Due fermati: un amico e la compagna di Lakdin
Prima di essere neutralizzato, Lakdim aveva chiesto il rilascio di Salah Abdeslam, l’ultimo sopravvissuto del commando di terroristi attacchi 13 novembre. Subito dopo l’attacco al supermarket, grazie alle indagini immediatamente iniziate, sono stati fermati una donna e un giovane ritenuti connessi all’attentato il cui bilancio provvisorio è di 4 morti e 16 feriti di cui 2 in modo grave.
Le premesse di un attacco in Francia
Già dal 18 marzo scorso si erano avute le prime avvisaglie di un attacco in Francia, emerse dal monitoraggi sulle piattaforme dei maggiori social network e, come usuale, su Telegram.
In particolare, dai sedicenti vertici dell’Isis si è rilevata una spinta a decentralizzare gli attacchi, ovvero a colpire obiettivi minori, i cosiddetti soft target, sia per distogliere l’attenzione delle forze di sicurezza impegnate nei grossi centri urbani, sia anche per mantenere alta la tensione e, soprattutto l’attenzione mediatica sul fenomeno jihadista, anche ai fini della prosecuzione dei reclutamenti.

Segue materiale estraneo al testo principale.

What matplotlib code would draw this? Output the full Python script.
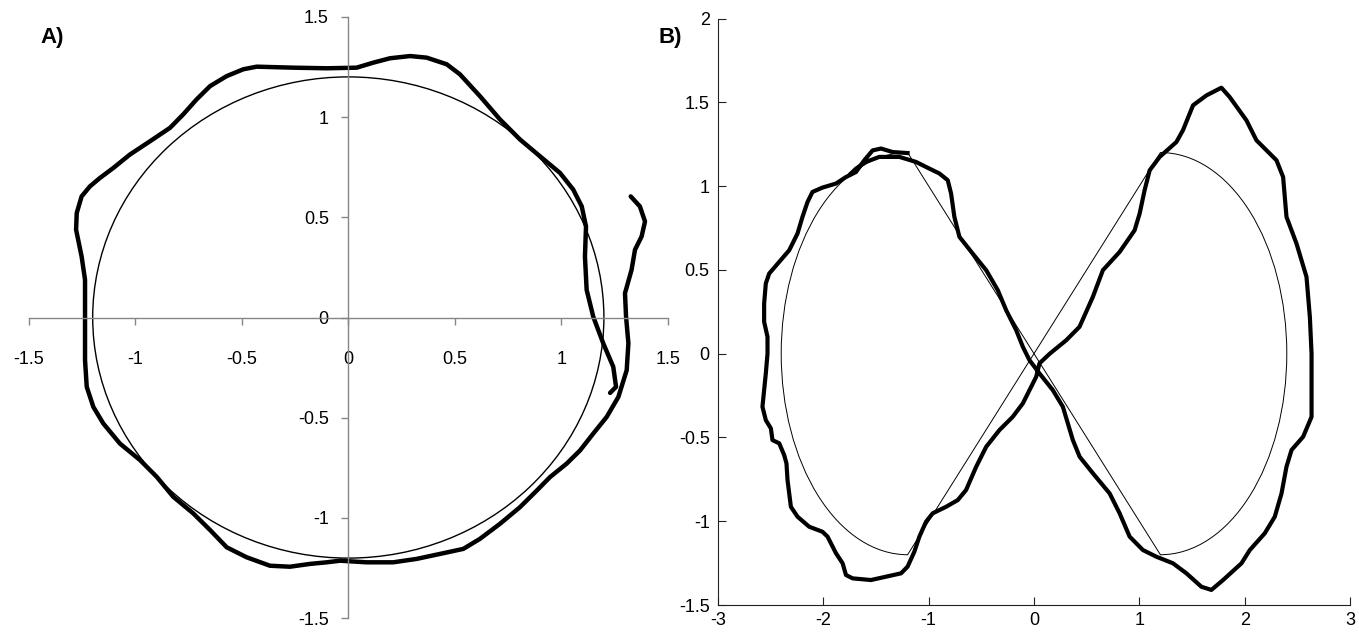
import matplotlib.pyplot as plt
from matplotlib.patches import Circle, Arc

plt.rcParams['axes.unicode_minus'] = False

# panel A: reference circle and measured path
a_radius = 1.2
a_ticks = [-1.5, -1, -0.5, 0, 0.5, 1, 1.5]
a_x = [1.326, 1.369, 1.393, 1.377, 1.346, 1.330, 1.299, 1.304, 1.315, 1.307, 1.268, 1.213, 1.150,
       1.088, 1.025, 0.947, 0.885, 0.806, 0.712, 0.618, 0.540, 0.431, 0.321, 0.211, 0.086, -0.039,
       -0.101, -0.180, -0.274, -0.368, -0.477, -0.571, -0.649, -0.728, -0.822, -0.900, -0.978, -1.072,
       -1.150, -1.197, -1.228, -1.236, -1.236, -1.236, -1.236, -1.252, -1.278, -1.275, -1.252, -1.213,
       -1.166, -1.103, -1.025, -0.931, -0.837, -0.775, -0.712, -0.649, -0.571, -0.493, -0.430, -0.258,
       -0.101, 0.039, 0.117, 0.196, 0.290, 0.368, 0.462, 0.524, 0.618, 0.712, 0.806, 0.900, 0.994,
       1.056, 1.096, 1.116, 1.111, 1.119, 1.150, 1.197, 1.244, 1.257, 1.229]
a_y = [0.604, 0.554, 0.479, 0.404, 0.338, 0.238, 0.121, 0.004, -0.129, -0.263, -0.396, -0.496, -0.579,
       -0.663, -0.729, -0.796, -0.863, -0.946, -1.029, -1.104, -1.154, -1.179, -1.204, -1.221, -1.221, -1.213,
       -1.221, -1.229, -1.243, -1.238, -1.196, -1.146, -1.060, -0.977, -0.894, -0.794, -0.711, -0.629,
       -0.529, -0.446, -0.346, -0.213, -0.063, 0.004, 0.188, 0.304, 0.438, 0.521, 0.604, 0.654,
       0.696, 0.746, 0.813, 0.879, 0.946, 1.013, 1.088, 1.154, 1.204, 1.238, 1.251, 1.246,
       1.243, 1.246, 1.271, 1.293, 1.304, 1.296, 1.263, 1.213, 1.104, 0.988, 0.888, 0.804, 0.721,
       0.638, 0.554, 0.454, 0.304, 0.138, 0.004, -0.129, -0.246, -0.346, -0.376]

# panel B: figure-eight reference (two half ellipses + two diagonals) and measured path
b_centers = [-1.2, 1.2]
b_semi = 1.2
b_diag_x = [-1.2, 1.2]
b_diag_y = [1.2, -1.2]
b_xticks = [-3, -2, -1, 0, 1, 2, 3]
b_yticks = [-1.5, -1, -0.5, 0, 0.5, 1, 1.5, 2]
b_x = [-1.20, -1.342, -1.452, -1.532, -1.611, -1.690, -1.785, -1.880, -2.008, -2.103, -2.150, -2.198,
       -2.245, -2.324, -2.419, -2.514, -2.546, -2.562, -2.562, -2.530, -2.530, -2.546, -2.578, -2.546,
       -2.498, -2.483, -2.419, -2.372, -2.350, -2.340, -2.308, -2.245, -2.134, -2.008, -1.960, -1.880,
       -1.817, -1.785, -1.722, -1.548, -1.405, -1.262, -1.200, -1.136, -1.088, -1.025, -0.962, -0.835,
       -0.724, -0.645, -0.549, -0.454, -0.328, -0.202, -0.106, -0.043, 0.021, 0.052, 0.15, 0.306,
       0.432, 0.559, 0.654, 0.813, 0.955, 1.003, 1.050, 1.098, 1.193, 1.352, 1.414, 1.510, 1.637,
       1.779, 1.858, 2.017, 2.112, 2.302, 2.365, 2.397, 2.492, 2.587, 2.619, 2.635, 2.635, 2.555,
       2.445, 2.397, 2.350, 2.286, 2.191, 2.049, 1.970, 1.795, 1.684, 1.589, 1.447, 1.319, 1.162,
       1.034, 0.908, 0.813, 0.718, 0.559, 0.433, 0.369, 0.274, 0.179, 0.052, -0.043, -0.106, -0.169,
       -0.264, -0.344, -0.454, -0.582, -0.708, -0.756, -0.787, -0.819, -0.898, -1.025, -1.120, -1.278,
       -1.469, -1.595, -1.690, -1.738]
b_y = [1.197, 1.203, 1.224, 1.213, 1.154, 1.084, 1.054, 1.015, 0.991, 0.965, 0.905, 0.816,
       0.717, 0.617, 0.547, 0.478, 0.419, 0.299, 0.190, 0.100, 0.0, -0.118, -0.317, -0.397,
       -0.446, -0.516, -0.535, -0.605, -0.655, -0.754, -0.914, -0.973, -1.033, -1.063, -1.092, -1.191,
       -1.251, -1.321, -1.341, -1.351, -1.331, -1.311, -1.271, -1.182, -1.092, -1.003, -0.953, -0.914,
       -0.874, -0.814, -0.675, -0.556, -0.456, -0.377, -0.297, -0.218, -0.138, -0.058, 0.0, 0.080,
       0.160, 0.339, 0.498, 0.607, 0.736, 0.836, 0.975, 1.094, 1.174, 1.263, 1.333, 1.482, 1.541,
       1.587, 1.531, 1.392, 1.273, 1.154, 1.054, 0.816, 0.657, 0.458, 0.219, 0.0, -0.377, -0.496,
       -0.575, -0.675, -0.834, -0.973, -1.072, -1.172, -1.251, -1.351, -1.410, -1.391, -1.311, -1.251, -1.212,
       -1.172, -1.092, -0.953, -0.834, -0.714, -0.615, -0.516, -0.317, -0.218, -0.118, -0.039, 0.041, 0.140,
       0.259, 0.379, 0.498, 0.597, 0.697, 0.816, 0.955, 1.035, 1.075, 1.114, 1.144, 1.174,
       1.174, 1.144, 1.104, 1.075]

font = ['Liberation Sans', 'DejaVu Sans']

fig = plt.figure(figsize=(13.59, 6.37), dpi=100)

# ---- panel A, excel style axes through the origin
ax = fig.add_axes([28.8 / 1359, 18.75 / 637, 639 / 1359, 601.5 / 637])
ax.add_patch(Circle((0, 0), a_radius, fill=False, color='black', lw=1.0))
ax.plot(a_x, a_y, color='black', lw=3.2, solid_capstyle='round', solid_joinstyle='round')
ax.set_xlim(-1.5, 1.5)
ax.set_ylim(-1.5, 1.5)
for side in ['top', 'right']:
    ax.spines[side].set_visible(False)
for side in ['left', 'bottom']:
    ax.spines[side].set_position(('data', 0))
    ax.spines[side].set_color('#868686')
    ax.spines[side].set_linewidth(1)
ax.set_xticks(a_ticks)
ax.set_yticks(a_ticks)
ax.set_xticklabels([f'{v:g}' for v in a_ticks], family=font, fontsize=13)
ax.set_yticklabels([f'{v:g}' for v in a_ticks], family=font, fontsize=13)
ax.tick_params(axis='both', direction='out', length=5, width=1, color='#868686')
ax.tick_params(axis='x', pad=19)
ax.tick_params(axis='y', pad=9)
ax.patch.set_alpha(0)

# ---- panel B, matlab style
bx = fig.add_axes([718 / 1359, 32 / 637, 632 / 1359, 586.5 / 637])
for c, t1, t2 in zip(b_centers, [90, -90], [270, 90]):
    bx.add_patch(Arc((c, 0), 2 * b_semi, 2 * b_semi, theta1=t1, theta2=t2, color='black', lw=0.7))
bx.plot(b_diag_x, b_diag_y, color='black', lw=0.7)
bx.plot(b_diag_x, b_diag_y[::-1], color='black', lw=0.7)
bx.plot(b_x, b_y, color='black', lw=3, solid_joinstyle='round')
bx.set_xlim(-3, 3)
bx.set_ylim(-1.5, 2)
for side in ['top', 'right']:
    bx.spines[side].set_visible(False)
for side in ['left', 'bottom']:
    bx.spines[side].set_color('#222222')
bx.set_xticks(b_xticks)
bx.set_yticks(b_yticks)
bx.set_xticklabels([f'{v:g}' for v in b_xticks], family=font, fontsize=13)
bx.set_yticklabels([f'{v:g}' for v in b_yticks], family=font, fontsize=13)
bx.tick_params(axis='both', direction='in', length=6, width=0.8, color='#222222')
bx.tick_params(axis='x', pad=5)
bx.tick_params(axis='y', pad=6)

fig.text(52 / 1359, 1 - 37 / 637, 'A)', fontsize=16, fontweight='bold', family=font,
         ha='center', va='center')
fig.text(670 / 1359, 1 - 37 / 637, 'B)', fontsize=16, fontweight='bold', family=font,
         ha='center', va='center')

fig.savefig('out.png', dpi=100)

Quanto accaduto conferma come il pericolo jihadista non sia stato affatto scalfito dalle operazioni militari contro il Daesh nell’area siro-irakena, ma il rischio di attentati sia latente e strettamente connesso con il fenomeno emulativo del quale si giovano i reclutatori incaricati dell’indottrinamento e dell’avviamento alla jihad dei giovani adepti.